“Credit unions should be permitted to lend directly to AHBs and local authorities for both social and affordable housing”
CUDA, the credit union representative and lobby group for Ireland’s largest credit unions has welcomed today’s Oireachtas report on their review of the Credit Union sector.
Speaking at the launch, Kevin Johnson, CEO, Credit Union Development Association,
“We welcome the excellent work of the Joint Committee on Finance and its recognition that immediate priority should be given to a full review of the simplistic and outdated lending limits and concentration limits. We believe that the Implementation Group, which represents all stakeholders, is best positioned to carry this out and that very constructive work has resulted in a proposal being submitted to the Central Bank.”

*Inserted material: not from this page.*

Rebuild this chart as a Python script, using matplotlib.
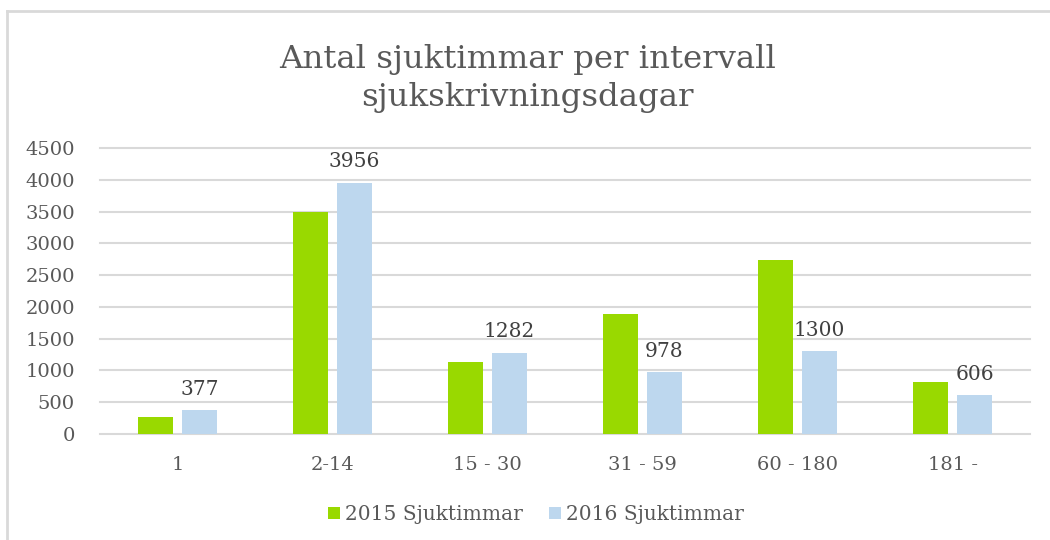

CUDA say that as advocates of a tiered regulation system for credit unions in Ireland, they were pleased with the Committee’s acknowledgment of the importance of such a system.
Mr. Johnson continued,
“We would like to see the urgent introduction of proportionate regulations as set out by the Commission, which will allow some credit unions to continue offering basic savings and loans only, while allowing other credit unions to develop and offer a greater range of services, provided they have what is necessary to manage the additional inherent risks.
While credit unions share the same set of values, in attempting to devise a workable solution to allow credit unions develop their businesses appropriately it must first be recognised that we do not have a homogenous sector and that is why tiered regulation is so important. The Credit Union Act recognises that each credit union will determine what services will be available to their members in their common bond, and the Act also requires regulations to be proportionate based on the nature, scale and complexity of the credit union business model.”
The network group however say that while some progress is being made to allow credit unions invest in social house projects by Tier 3 Approved Housing Bodies more needs to be done to move this along.
Mr. Johnson went on,
“CUDA believes credit unions should also be permitted to lend directly to AHBs and local authorities for both social and affordable housing. The required enhancement to the Credit Union Act is set out in Appendix 1 of the Committee’s report.”
CUDA have set out some of the highlights of the report from their perspective including the following:
- “This Committee is determined to play its role and assist in whichever way it can by continuing to engage, monitor and evaluate the implementation of the CUAC recommendations.”
- “The Implementation Group established following the publication of the Credit Union Advisory Committee (CUAC) report meet regularly and as necessary to oversee the implementation of the seven key recommendations contained in the CUAC report and that they present an implementation plan within 3 months of this date and that the implementation be carried out in a period of not less than 2 years.”
- “Section 35 review. The Committee is of the opinion that the objective of this review is to ensure that a framework is delivered which will allow qualifying credit unions to develop and grow beyond the current permitted lending limits and concentration limits in a meaningful way and therefore allow qualifying credit unions to make the necessary infrastructure investment into new areas such as mortgages to facilitate this.
- “One of the key recommendations contained in the CUAC report is for a full review of Section 35 lending limits and concentration limits, including the basis of the calculation of the limits together with the liquidity requirements attaching to same. The Committee endorses this recommendation, notes that this is the first item to be considered by the implementation group and commits to monitor progress with regard to Section 35 lending limits.”
- “The Committee notes that tiered supervision, with large credit unions encountering a very stringent supervisory regime (through the PRISM process) is not the same as tiered and proportionate regulation which aims to allow progressive credit unions the scope for growth as was recommended by the Commission on Credit Unions.”
Note to the Editor
CUDA, the Credit Union Development Association, was legally incorporated in 2003. In its early days it was the representative voice, on behalf of its owner member credit unions, with legislators and regulators. It has since evolved and now, as well as providing a ‘voice’, it is increasingly providing support facilities in the areas of regulatory compliance, risk management, shared services and competency development.
CUDA is a credit union owned network that enables member credit unions to engage in beneficial activities which would not have proved possible to do as single stand-alone entities. We manage the diverse interests of the members within the network to the mutual benefit of the network. In acting as a catalyst for the growth and development of credit unions, CUDA now makes many of its support services available to all credit unions.